• PROVIDED DATA:
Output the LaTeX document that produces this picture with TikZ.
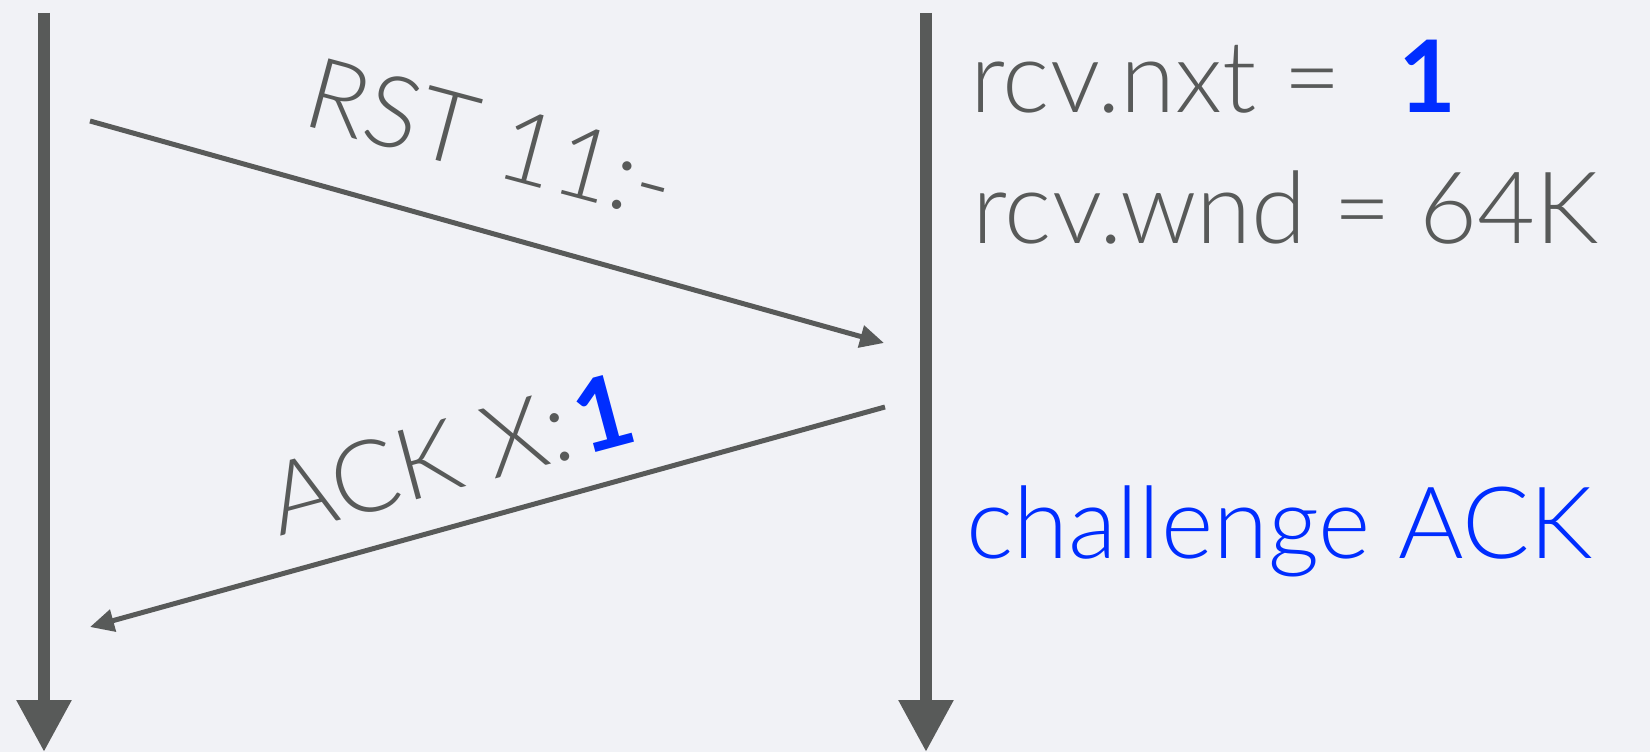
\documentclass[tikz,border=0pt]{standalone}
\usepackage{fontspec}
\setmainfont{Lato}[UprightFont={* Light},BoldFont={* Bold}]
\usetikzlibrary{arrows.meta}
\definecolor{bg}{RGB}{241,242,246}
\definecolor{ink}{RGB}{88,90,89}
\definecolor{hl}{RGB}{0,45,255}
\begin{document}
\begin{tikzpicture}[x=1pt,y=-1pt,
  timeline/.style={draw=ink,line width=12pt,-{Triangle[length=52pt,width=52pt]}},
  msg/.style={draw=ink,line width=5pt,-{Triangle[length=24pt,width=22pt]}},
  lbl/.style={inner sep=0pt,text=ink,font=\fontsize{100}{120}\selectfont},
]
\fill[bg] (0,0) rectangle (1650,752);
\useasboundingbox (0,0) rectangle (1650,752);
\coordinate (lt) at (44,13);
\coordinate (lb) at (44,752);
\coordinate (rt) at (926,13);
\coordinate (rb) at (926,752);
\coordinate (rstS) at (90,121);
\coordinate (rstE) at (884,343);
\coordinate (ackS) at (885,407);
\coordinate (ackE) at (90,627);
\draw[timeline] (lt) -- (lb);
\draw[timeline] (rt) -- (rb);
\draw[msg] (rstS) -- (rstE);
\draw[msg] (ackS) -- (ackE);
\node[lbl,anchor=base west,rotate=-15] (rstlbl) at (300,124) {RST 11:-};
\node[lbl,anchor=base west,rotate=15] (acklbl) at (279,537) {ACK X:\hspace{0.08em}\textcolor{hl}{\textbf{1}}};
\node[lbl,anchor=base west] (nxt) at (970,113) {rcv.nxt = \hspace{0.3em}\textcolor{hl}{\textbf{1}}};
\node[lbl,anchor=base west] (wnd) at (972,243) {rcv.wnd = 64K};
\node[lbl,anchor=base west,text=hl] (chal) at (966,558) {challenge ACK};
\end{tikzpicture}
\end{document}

• WHAT NEEDS TO BE DONE: Repeat the data exactly, dropping every picture it holds.

• IN RESPONSE:
Output the LaTeX document that produces this picture with TikZ.
\documentclass[tikz,border=0pt]{standalone}
\usepackage{fontspec}
\setmainfont{Lato}[UprightFont={* Light},BoldFont={* Bold}]
\usetikzlibrary{arrows.meta}
\definecolor{bg}{RGB}{241,242,246}
\definecolor{ink}{RGB}{88,90,89}
\definecolor{hl}{RGB}{0,45,255}
\begin{document}
\begin{tikzpicture}[x=1pt,y=-1pt,
  timeline/.style={draw=ink,line width=12pt,-{Triangle[length=52pt,width=52pt]}},
  msg/.style={draw=ink,line width=5pt,-{Triangle[length=24pt,width=22pt]}},
  lbl/.style={inner sep=0pt,text=ink,font=\fontsize{100}{120}\selectfont},
]
\fill[bg] (0,0) rectangle (1650,752);
\useasboundingbox (0,0) rectangle (1650,752);
\coordinate (lt) at (44,13);
\coordinate (lb) at (44,752);
\coordinate (rt) at (926,13);
\coordinate (rb) at (926,752);
\coordinate (rstS) at (90,121);
\coordinate (rstE) at (884,343);
\coordinate (ackS) at (885,407);
\coordinate (ackE) at (90,627);
\draw[timeline] (lt) -- (lb);
\draw[timeline] (rt) -- (rb);
\draw[msg] (rstS) -- (rstE);
\draw[msg] (ackS) -- (ackE);
\node[lbl,anchor=base west,rotate=-15] (rstlbl) at (300,124) {RST 11:-};
\node[lbl,anchor=base west,rotate=15] (acklbl) at (279,537) {ACK X:\hspace{0.08em}\textcolor{hl}{\textbf{1}}};
\node[lbl,anchor=base west] (nxt) at (970,113) {rcv.nxt = \hspace{0.3em}\textcolor{hl}{\textbf{1}}};
\node[lbl,anchor=base west] (wnd) at (972,243) {rcv.wnd = 64K};
\node[lbl,anchor=base west,text=hl] (chal) at (966,558) {challenge ACK};
\end{tikzpicture}
\end{document}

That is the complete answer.